Based on that form I was building custom writer for genre_attributes and tried using find_or_create_by and it looked like this:

def genres_attributes=(genres_attributes)
     if genres_attribute["name"].present?
        genre=Genre.find_or_create_by(genres_attributes)
        self.genres<genre
     end
end

My logic for the writer was pretty simple if the new Genre name field had any information, use find_or_create_by to find existing Genre in case the user didn’t realize it already exists or creates a new one. Create part worked like a charm and new Genre was created and dynamically assigned to the movie, but it could never find the existing genre and I was hitting an error or creating duplicate records. Side note: duplicates in the database drive me crazy! I struggled for hours trying to find a way to make my code work, and all that time yielded nil results.

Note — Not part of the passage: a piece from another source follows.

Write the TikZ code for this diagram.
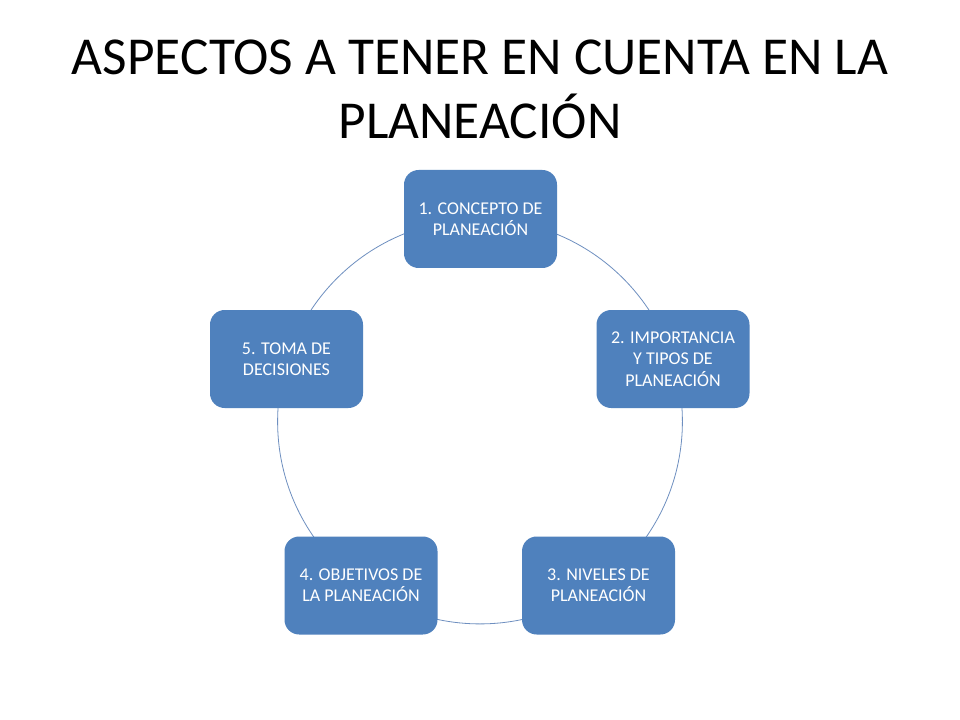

Eventually, I decided that instead of wasting time on figuring this mess out, I would find a workaround. I did some research and figured the easiest way around my problem would be to change the movie genre relationship and add a joint table. So I went ahead and created movie_genres table and in my movie class removed belongs_to :genres and added

has_many :movie_genres
has_many :genres, through: :movie_genres

From there it was simple few tweeks to the form:

<tr>
  <td><h3>Genres:</h3></td>
  <td><%= f.select :genre_ids, options_from_collection_for_select(@genres, :id, :name, f.object.genre_ids), {}, {:multiple => true} %></td> 
  <td>Or create a new genre:</td>
  <%= f.fields_for :genres, movie.genres.build do |genres_fields| %>
    <td><%= genres_fields.text_field :name %></td>
  <% end %>
</tr>

and genres_attributes writer

def genres_attributes=(genre_attributes)
   genre_attributes.values.each do |genre_attribute|
     if genre_attribute["name"].present?
       genre = Genre.find_or_create_by(genre_attribute)
      # self.genres << genre
       self.movie_genres.build(genre: genre)
     end
   end
 end

This code worked, and I had no issues with find_or_create_by here. I honestly don’t know the right answer, but it seems find_or_create_by doesn’t like belongs_to relationships.

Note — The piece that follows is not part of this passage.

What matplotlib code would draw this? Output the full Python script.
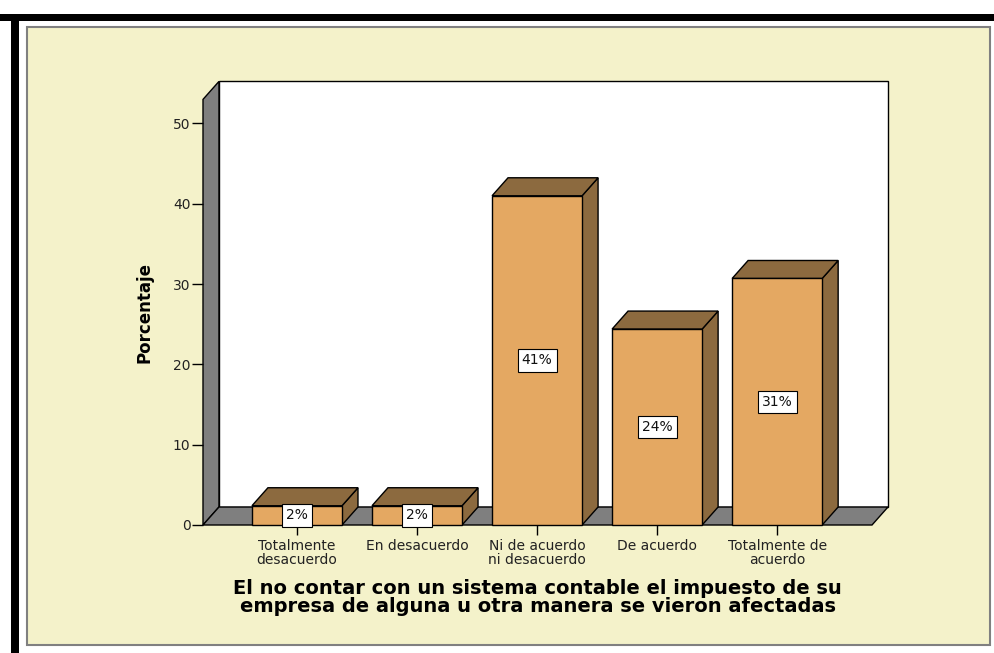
import matplotlib.pyplot as plt
from matplotlib.patches import Polygon, Rectangle

categorias = ["Totalmente\ndesacuerdo", "En desacuerdo", "Ni de acuerdo\nni desacuerdo",
              "De acuerdo", "Totalmente de\nacuerdo"]
porcentajes = [2.4, 2.4, 41.0, 24.4, 30.7]
etiquetas = ["2%", "2%", "41%", "24%", "31%"]
yticks = [0, 10, 20, 30, 40, 50]

frente = "#E4A862"
marron = "#8C6A3F"
gris = "#7F7F7F"
beige = "#F4F2CA"

fig = plt.figure(figsize=(9.94, 6.53), dpi=100)
fig.patch.set_facecolor("white")

# marco exterior
fig.add_artist(Rectangle((27/994, 1-645/653), (990-27)/994, (645-27)/653, transform=fig.transFigure,
                         facecolor=beige, edgecolor="#808080", lw=1.5, zorder=-5))
fig.add_artist(Rectangle((0, 1-21/653), 1, 7/653, transform=fig.transFigure, facecolor="black", lw=0, zorder=-5))
fig.add_artist(Rectangle((11/994, 0), 8/994, 1-14/653, transform=fig.transFigure, facecolor="black", lw=0, zorder=-5))

ax = fig.add_axes([203/994, 1-525/653, (872-203)/994, (525-99.4)/653])
ax.set_facecolor("none")
xl, xr = -0.783, 4.79
ytop = 53
ax.set_xlim(xl, xr)
ax.set_ylim(0, ytop)
dx, dy = 0.133, 2.24
w = 0.375

# paredes
ax.add_patch(Polygon([(xl+dx, dy), (xr+dx, dy), (xr+dx, ytop+dy), (xl+dx, ytop+dy)],
                     closed=True, facecolor="white", edgecolor="black", lw=1, clip_on=False, zorder=1))
ax.add_patch(Polygon([(xl, 0), (xl+dx, dy), (xl+dx, ytop+dy), (xl, ytop)],
                     closed=True, facecolor=gris, edgecolor="black", lw=1, clip_on=False, zorder=1))
ax.add_patch(Polygon([(xl, 0), (xr, 0), (xr+dx, dy), (xl+dx, dy)],
                     closed=True, facecolor=gris, edgecolor="black", lw=1, clip_on=False, zorder=1))

for i, v in enumerate(porcentajes):
    ax.add_patch(Polygon([(i+w, 0), (i+w+dx, dy), (i+w+dx, v+dy), (i+w, v)], closed=True,
                         facecolor=marron, edgecolor="black", lw=1, clip_on=False, zorder=2))
    ax.add_patch(Polygon([(i-w, v), (i+w, v), (i+w+dx, v+dy), (i-w+dx, v+dy)], closed=True,
                         facecolor=marron, edgecolor="black", lw=1, clip_on=False, zorder=2))
    ax.add_patch(Rectangle((i-w, 0), 2*w, v, facecolor=frente, edgecolor="black", lw=1,
                           clip_on=False, zorder=3))
    ax.text(i, v/2, etiquetas[i], ha="center", va="center", fontsize=10, color="#111111",
            zorder=5, clip_on=False,
            bbox=dict(boxstyle="square,pad=0.3", facecolor="white", edgecolor="black", lw=0.8))

for s in ["top", "right", "bottom", "left"]:
    ax.spines[s].set_visible(False)
ax.set_yticks(yticks)
ax.set_xticks(range(len(categorias)))
ax.set_xticklabels(categorias, fontsize=10, linespacing=1.05, color="#222222")
ax.tick_params(axis="y", length=8, width=1, labelsize=10, pad=1, labelcolor="#222222")
ax.tick_params(axis="x", length=7, width=1, pad=3)
ax.set_ylabel("Porcentaje", fontsize=12, fontweight="bold", labelpad=14)
ax.set_xlabel("El no contar con un sistema contable el impuesto de su\n"
              "empresa de alguna u otra manera se vieron afectadas",
              fontsize=14, fontweight="bold", labelpad=8, linespacing=0.97)

fig.savefig("out.png", dpi=100)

Well, I was happy and ready to move on to the next step of new movie form, as hit the same roadblock, nested attributes that require custom writer, and it should make sense to use find_or_create_by. Well, I tried but got the same problem as before, yes to create, no to find.

This time, I knew I need a workaround and I found it. I broke find_or_create_by in 2 pieces and used find_by and then build_association methods. Along the way, I actually created a separate method for person_find_by(attributes) and used it in multiple places. But custom writer looked like this:

 def director_attributes=(director_attribute)
   if director_attribute[:name].present?
     if person=person_find_by(director_attribute)
       self.director=person
     else
      self.build_director(director_attribute)
     end
   end
 end

That worked, and I didn’t waste hours trying to figure out why find_or_create_by didn’t work. Hopefully one day, I’ll know the answer why it didn’t work, but in the end, my app is working without it.

When coding, if you can’t figure something out, don’t spend hours on it, make it work first, and then fix it later, but don’t stop on one thing and don’t waste hours as i did.